Reveillée à quatre heures du matin, impossible de me rendormir, j’étais hantée par la fin de Georgette, et par la confiance et l’amour qu’elle continuait à me témoigner, accrochée à ma main, ronronnant à la moindre caresse. Elle est partout, dans chaque pièce, ou plutôt, elle est terriblement nulle part, et je me rends compte à quel point elle tenait de la place, sans jamais s’imposer. Quand je m’éveillais la nuit ou le matin, la première chose que je faisais, c’était de tâter près de moi la fourrure de Georgette, elle était partout où j’étais, et cela depuis quinze ans.
Je devais aller chez le père Ioann, pour la naissance de la Mère de Dieu, c’est la fête votive de son église. En confession, je lui ai parlé de ma peine. Il m’a dit que tous ceux que nous aimons nous accompagnerons là bas, et aussi que peut-être, je n’avais pas la solidité émotionnelle pour me charger de ces petites vies, et c’est bien possible, mais les petites vies ne m’ont rien demandé. Georgette s’est jetée autrefois sur moi comme sur une planche de salut, et comme me l’a dit Serioja, auquel je pensais l’avoir casée, elle m’avait choisie, et ne m’a jamais lâchée. Il se passe une chose étrange, depuis qu’elle est morte, et même quand elle était malade, une fois sur deux je l’appelle Zonzon au lieu de Georgette.
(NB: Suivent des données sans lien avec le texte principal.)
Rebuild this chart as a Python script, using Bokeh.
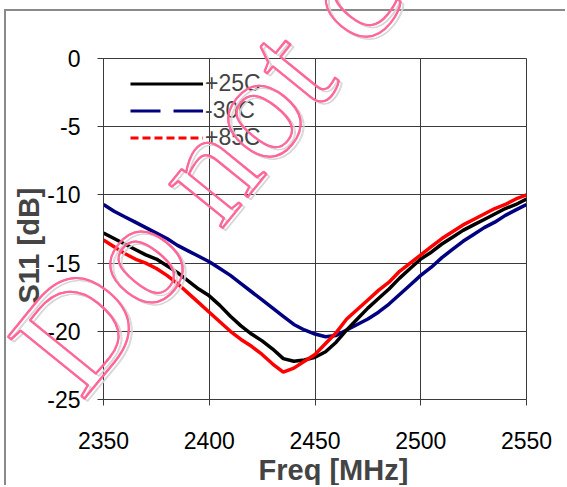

Zonzon était une petite chatte comme elle vaguement tricolore, avec laquelle j’avais aussi une relation fusionnelle et complice, mais que j’avais laissée à maman quand j’étais partie travailler en Russie, car elle était très malheureuse en appartement, et je ne savais pas où j’allais loger, je logeais au début dans la cuisine d’une amie. Elle ne me l’avait pas pardonné, elle disparaissait quand je venais, et reparaissait quand j’étais partie. Et puis elle s’est fait écraser devant la ferme, et j’en avais de grands remords. Et voilà que Zonzon et Georgette, que je n’ai jamais laissée, sauf pour aller renouveler mes visas, se rejoignent de cette façon mystérieuse. J’aurais dû aller plus tôt mettre un terme à l’agonie de Georgette, sa réaction la première fois que je m’y étais décidée m’avait tellement bouleversée que je n’en retrouvais pas le courage. Mais peut-être avait-elle justement encore quelque chose à me dire, ou à faire, m’amener Zonzon, par exemple..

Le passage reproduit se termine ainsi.